Tarihte kurulan her köyün, her şehrin adının ister gerçek olsun, ister rivayet, isterse efsane bir hikayesi vardır. Aksaray'ın da adı hakkında bir çok rivayet, bir çok efsane anlatılır. ilk adının I. Hattuşili’ye ait eski Hitit metinlerinde geçen “Nenessa (Nenossos) olduğu sanılmaktadır.M.Ö. 718 yılında Yeni Asur kralı II.Sargon vergi vermeyi durduran ve Muşkili Mita (Frig kralı Midas) ile Kargamış Kralı Pisiris ile işbirliğine giren Şinukhtu’lu Kiaki’ye karşı Tabal seferi başlatmıştır. Aksaray yakınlarında olduğu düşünülen bu kentin adı, eski Asur metinlerinde Şinakhatum olarak geçmektedir. Sefer sonucunda Kiaki’nin egemenliği sona ermiş, Şinukhtu kenti Atunalı Kurti’nin yönetimine bırakılmıştır. Aksaray Merkezinde bulunan Hitit hiyeroğlifli stel de Aksaray’ın Geç Hitit dönemindeki Şinukhtu kenti olduğunu desteklemektedir.

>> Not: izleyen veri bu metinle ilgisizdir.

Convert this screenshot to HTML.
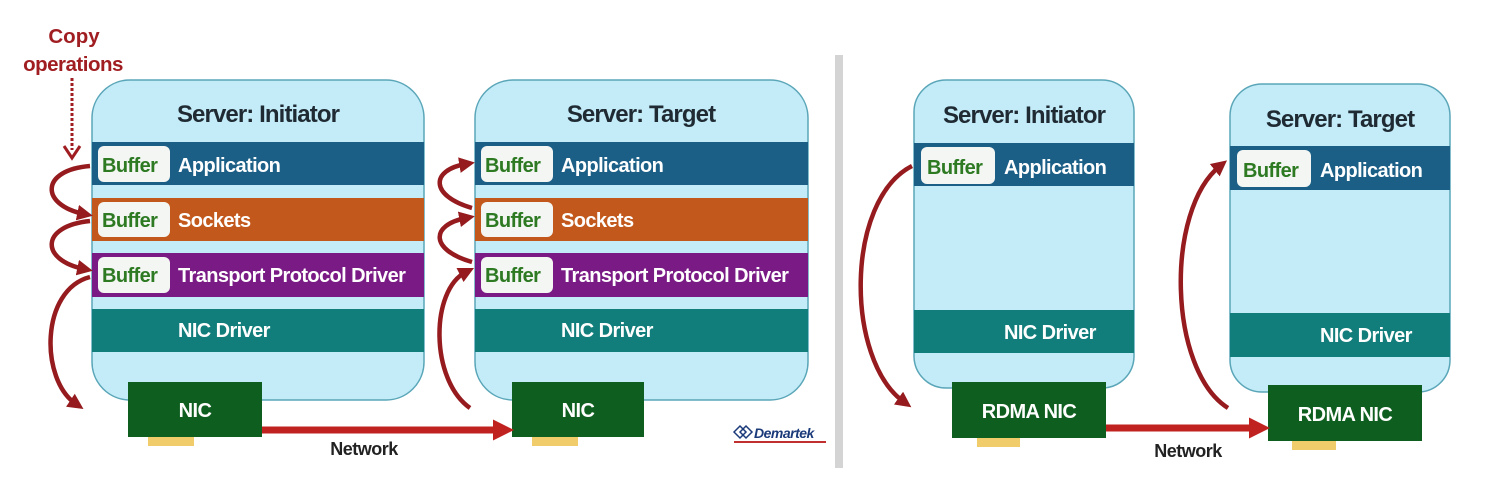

Persler bölgeyi işgal ettiklerinde “Güzel atlar ülkesi” manasına gelen “CAPPADOCIA” adını bu bölgeye vermişlerdir. “Garsaura” olarak bilinen Aksaray’a M.Ö. 42’de son Kapadokya Kralı Archelais kendi adına atfen “Kolonea-Archelais” adını vermiştir. Orta Çağlarda, Bizans Döneminde bu adın “Taxara” şeklinde değiştiği izlenir. En eski Selçuknamelerde “Aksera, Aksara” sözcükleri kentin adı olarak kullanılmıştır. Aksaray’da büyük evliyalar yetişmesinden dolayı, bir diğer adı da “Şehr-i Süleha” dır. Evliya Çelebi Seyahatnamesinde bu kent, “Piga Helena” olarak nitelemiştir.
“Aksaray” adına dair rivayetler şöyledir;
Dar-üs-Zafer
Haçlı seferleri sırasında II. Kılıçarslan başkent Konya dışında askeri bir üs kurmayı düşünür. Bunun için de günümüzdeki Aksaray'ı seçer. Şehri sağlam surlarla, medrese, cami, hastane, bedesten vb. kamu yapılarıyla süsler. Her zafer dönüşünde Aksaray'a uğrar, şenlikleri burada başlatır. Şehire de”Zafer Yurdu” manasında “DAR - ÜS – ZAFER” adını verir.
Şehr-i-Süleha
Kılıçarslan burayı o kadar çok sevmektedir ki, kötü niyetli kişilerin bu kente giremeyeceğine dair bir ferman Çıkartır. Suç işleyenin hemen başı vurulacaktır. Evliya Çelebilnin anlattığına göre bu amaçla sarayın giriş kapısının iki yanına tunçtan iki aslan heykeli yaptırır. Bunlar şehre gözcülük eder, kötü niyetli kişiler kente girdiklerinde aslanlar ağızlarından çıkardıkları alevlerle onları yakar, kül ederler. Bu yüzden iyilerin, doğruların, salihlerin yaşadığı Aksaray'a "iyilerin yurdu", "Salihlerin Şehri" anlamına gelen "ŞEHR-İ SÜLEHA" adı verilmiştir.
Ah Saray - Aksaray
Bir zamanlar Selçuklu sultanlarından birinin çok sevdiği kızı hastaIanır. Ülkenin tüm hekimleri saraya çağırılır, ama hastalığın sebebi anlaşılamaz. Kızın “Ah Saray” iniltileri odalarda yankılanmaktadır. O sırada saraya derviş kılıklı bir adam gelir. Sultandan izin alıp hastayı görür, konuşturur, nabzını dinler. Sevda kelimeleri geçtikçe kızın nabzının hızlandığını görür. Kızın kime sevdalı olduğunu, onun nerede yaşadığını öğrenir. Kız saraydan kurtulup sevdiğine kavuşamayacağını düşündükçe “Ah Saray” diye inlemektedir. Derviş, sultanın huzuruna çıkar. Sultana:
- Sultanım gözdenizin kurtulmasını ister misiniz? diye sorar. Sultan;
- "Evet, onun yaşaması, benim yaşamamdır," der. Derviş öğrendiklerini Sultana anlatır, hastalığın dermanının iki sevdalının evlendirilmesi olduğunu söyler.
Rivayetlere göre delikanlıyı buldurup, getirtir. Düğün, dernek kurulur. Bundan sonra “Ah Saray” iniltileri AKSARAY’a dönüşür.